A próxima canção foi um poema do Augusto de Campos “que é um poema
interactivo, para ser lido na tela do computador. E o Cid Campos, filho do
Augusto, musicou esse poema. O que ele diz nesse poema é que após 50 anos de
poesia concreta, ele está respondendo na verdade, aos detractores que disseram que ele com a poesia concreta ia
levar a poesia para um lugar sem saída, ia se encurralar, q a poesia ia se pôr
num beco sem saída. E ele fez esse poema lindo para dizer: “É isso mesmo”.
Por esta altura, alguém
do lado oposto da plateia gritou, também com o sotaque do outro lado do
Atlântico, “Adriana, você é a melhor!”, ao que ela respondeu envergonhada “Agora
você me desconcentrou”.
Seguiu-se Tua
popularizada por Maria Bethânia e Maldito
rádio que contou com um
colaborador, que ia mudando de estação de rádio e respectivas interferências.
Leva-nos à questão: O que é ou não música? O que é arte? O que é apenas barulho
que só polui?...
Devolva-me, não podia faltar mas faltou em Lisboa...
Cantou uma
desconhecida, que me apetecia ter tido coragem no fim do concerto, perguntar
qual o nome da canção com “você desperdiçou sexo do bom”.
Você não quis
Não deu valor
Que sendo amor de verdade
Desperdiçou sexo do bom
Meu próprio som, silêncio e outras raridades
Que faço eu?
Aonde vou?
Uma dor que me reparte
Aonde for
Para quem eu dou
A flor que em flor se debate?
....
Para terminar deixou as que toda a gente estava à
espera de ouvir: Esquadros, Mais feliz, Cantada e Vambora.

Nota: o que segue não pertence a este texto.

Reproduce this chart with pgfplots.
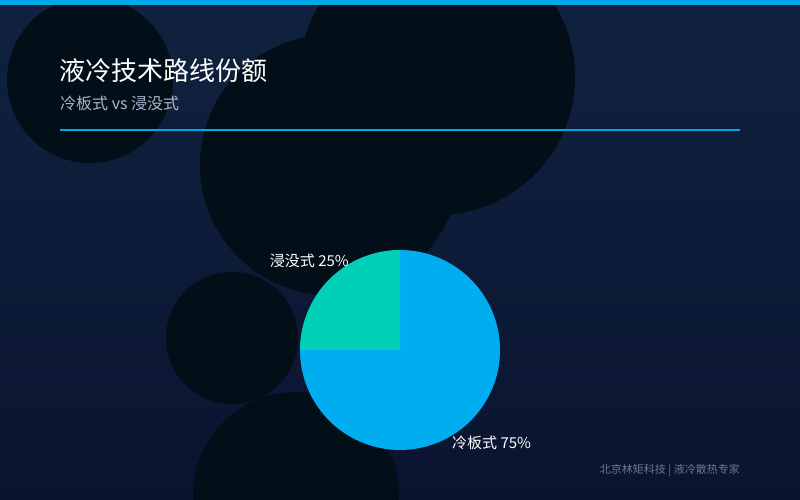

O primeiro encore foi com Fico assim sem você do seu alter-ego Partimpim e terminou com Maresia, trocou "um amor em cada porto”
por “um amor aqui no Porto” e onde soltou o cabelo e ventoinhas simulavam o
vento vindo do mar.
Depois de alguma insistência, La Calcanhotto voltou,
não devia estar à espera. O segundo encore parece não ter sido pensado. Ela
surge novamente no palco, um tanto ou quanto perdida, ao estilo de discos
pedidos: “O que vocês querem ouvir?” E terminou com Ela é carioca e Mentiras.